The presentation showcased not only the diversity in terms of folk traditions and languages but also themes. The Himachali folk number ‘Morni’, for instance, becomes a gentle lesson in ecological coexistence.

“Here, a mother asks her daughter why she’s getting thin,” Goswami explains. “The girl replies it’s because of a peahen who makes noises during the night, because of which she cannot sleep, and asks whether they should kill it. Here, the mother tells her daughter that killing is not an option.”

On the other hand, a song from West Bengal told a deeply personal tale while also foregrounding a social ill. “It’s about a woman who is married to a man 30 years older than her, whom she doesn’t like. She instead develops feelings for her young brother-in-law. And through this song, she tries to have a conversation with herself,” the singer explains.

Through her presentation, she also underscored how regions in close proximity can nurture vastly different folk traditions. For instance, when she performed a song commemorating the harvest festival of Sohrai, celebrated in Jharkhand, percussion took centre stage. “This reflects the state’s strong tribal culture, which is distinct from that of Uttar Pradesh and Bihar,” she explains.

Which was her favourite part of the evening? “It was Bengali, because I got to sing Baul,” she says. And the toughest? “It was to get the correct phonetics, the dialects, especially when it came to singing in Malayalam and Telugu.”

While some segments of the performance were more powerful than the other, what Goswami managed to pull off remains commendable.

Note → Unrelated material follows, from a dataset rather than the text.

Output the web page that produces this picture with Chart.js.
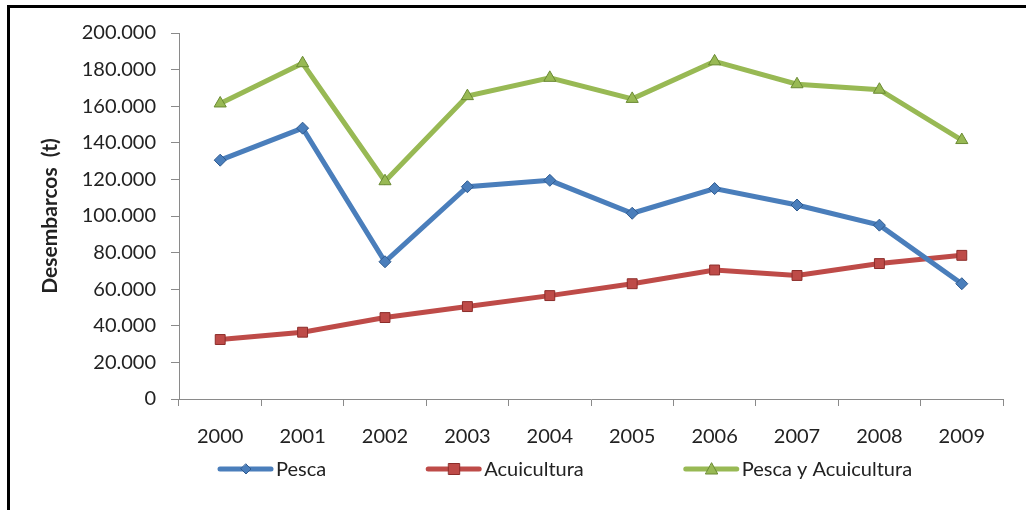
<!DOCTYPE html>
<html>
<head>
<meta charset="utf-8">
<script src="https://cdn.jsdelivr.net/npm/chart.js@4.4.0/dist/chart.umd.min.js"></script>
<style>
    html, body { margin: 0; padding: 0; background: #fff; }
    #wrap { position: relative; width: 1026px; height: 510px; overflow: hidden; }
    #frame { position: absolute; left: 7px; top: 5px; width: 1030px; height: 520px;
             border-top: 3px solid #000; border-left: 3px solid #000; }
    #chart { position: absolute; left: 0; top: 0; }
</style>
</head>
<body>
<div id="wrap">
    <div id="frame"></div>
    <canvas id="chart" width="1026" height="510"></canvas>
</div>
<script>
// Data (toneladas)
const years = ['2000', '2001', '2002', '2003', '2004', '2005', '2006', '2007', '2008', '2009'];
const pesca = [130500, 148000, 75000, 116000, 119500, 101500, 115000, 106000, 95000, 63000];
const acuicultura = [32500, 36500, 44500, 50500, 56500, 63000, 70500, 67500, 74000, 78500];
const pescaYAcuicultura = [161500, 183500, 119000, 165500, 175500, 164000, 184500, 172000, 169000, 141500];

const FONT = 'Lato, "Open Sans", sans-serif';
const TEXT = '#222';

// dot as thousands separator, like the original
function fmt(v) {
    return String(v).replace(/\B(?=(\d{3})+(?!\d))/g, '.');
}

// legend swatch: line with the marker in the middle
function swatch(g, x, y, s) {
    g.save();
    g.strokeStyle = s.color;
    g.lineWidth = 5;
    g.lineCap = 'round';
    g.beginPath(); g.moveTo(x + 2, y); g.lineTo(x + 53, y); g.stroke();
    g.fillStyle = s.color;
    g.strokeStyle = s.dark;
    g.lineWidth = 1;
    const cx = x + 28;
    g.beginPath();
    if (s.shape === 'diamond') {
        g.moveTo(cx, y - 5); g.lineTo(cx + 5, y); g.lineTo(cx, y + 5); g.lineTo(cx - 5, y);
    } else if (s.shape === 'square') {
        g.rect(cx - 5.5, y - 5.5, 11, 11);
    } else {
        g.moveTo(cx, y - 6); g.lineTo(cx + 6, y + 5); g.lineTo(cx - 6, y + 5);
    }
    g.closePath(); g.fill(); g.stroke();
    g.restore();
}

const series = [
    { label: 'Pesca', data: pesca, color: '#4A7EBB', dark: '#2F5A8F', style: 'rectRot', radius: 6, shape: 'diamond' },
    { label: 'Acuicultura', data: acuicultura, color: '#BE4B48', dark: '#8C2D2A', style: 'rect', radius: 7, shape: 'square' },
    { label: 'Pesca y Acuicultura', data: pescaYAcuicultura, color: '#98B954', dark: '#6A8A33', style: 'triangle', radius: 7, shape: 'triangle' }
];

// Excel-like legend: one row below the axis
const excelLegend = {
    id: 'excelLegend',
    afterDraw(chart, args, opts) {
        const g = chart.ctx;
        g.save();
        g.font = '20px ' + FONT;
        g.fillStyle = TEXT;
        g.textBaseline = 'middle';
        let x = opts.start;
        series.forEach(s => {
            swatch(g, x, opts.y, s);
            g.fillText(s.label, x + 58, opts.y + 1);
            x += 58 + g.measureText(s.label).width + opts.gap;
        });
        g.restore();
    }
};

const ctx = document.getElementById('chart').getContext('2d');
new Chart(ctx, {
    type: 'line',
    data: {
        labels: years,
        datasets: series.map(s => ({
            label: s.label,
            data: s.data,
            borderColor: s.color,
            backgroundColor: s.color,
            borderWidth: 5,
            pointStyle: s.style,
            pointRadius: s.radius,
            pointBackgroundColor: s.color,
            pointBorderColor: s.dark,
            pointBorderWidth: 1,
            tension: 0
        }))
    },
    plugins: [excelLegend],
    options: {
        responsive: false,
        animation: false,
        layout: { padding: { top: 33, right: 23, left: 0, bottom: 42 } },
        plugins: {
            tooltip: { enabled: false },
            legend: { display: false },
            excelLegend: { start: 218, gap: 100, y: 469 }
        },
        scales: {
            x: {
                offset: true,
                grid: { offset: true, drawOnChartArea: false, drawTicks: true, tickLength: 7, color: '#8a8a8a' },
                border: { display: true, color: '#8a8a8a', width: 1 },
                ticks: { color: TEXT, padding: 19, font: { family: FONT, size: 20 } }
            },
            y: {
                min: 0,
                max: 200000,
                afterFit: function(scale) { scale.width = 179; },
                grid: { drawOnChartArea: false, drawTicks: true, tickLength: 8, color: '#8a8a8a' },
                border: { display: true, color: '#8a8a8a', width: 1 },
                ticks: {
                    stepSize: 20000,
                    padding: 15,
                    color: TEXT,
                    font: { family: FONT, size: 20 },
                    callback: v => fmt(v)
                },
                title: {
                    display: true,
                    text: 'Desembarcos  (t)',
                    color: TEXT,
                    font: { family: FONT, size: 21, weight: 'bold' },
                    padding: { top: 38, bottom: 0 }
                }
            }
        }
    }
});
</script>
</body>
</html>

Putting the piece together, she says, was an enriching journey in itself. “You get to understand so much about the culture of the regions. Like, if you even think of Rajasthan, you hear about ‘Gorband,’ but what is ‘Gorband’? It is actually the string that is tied around the camels.”

On the popularity of folk music today, she says: “Even contemporary musicians are bringing up folk, especially with platforms like Coke Studio. It’s here to stay.”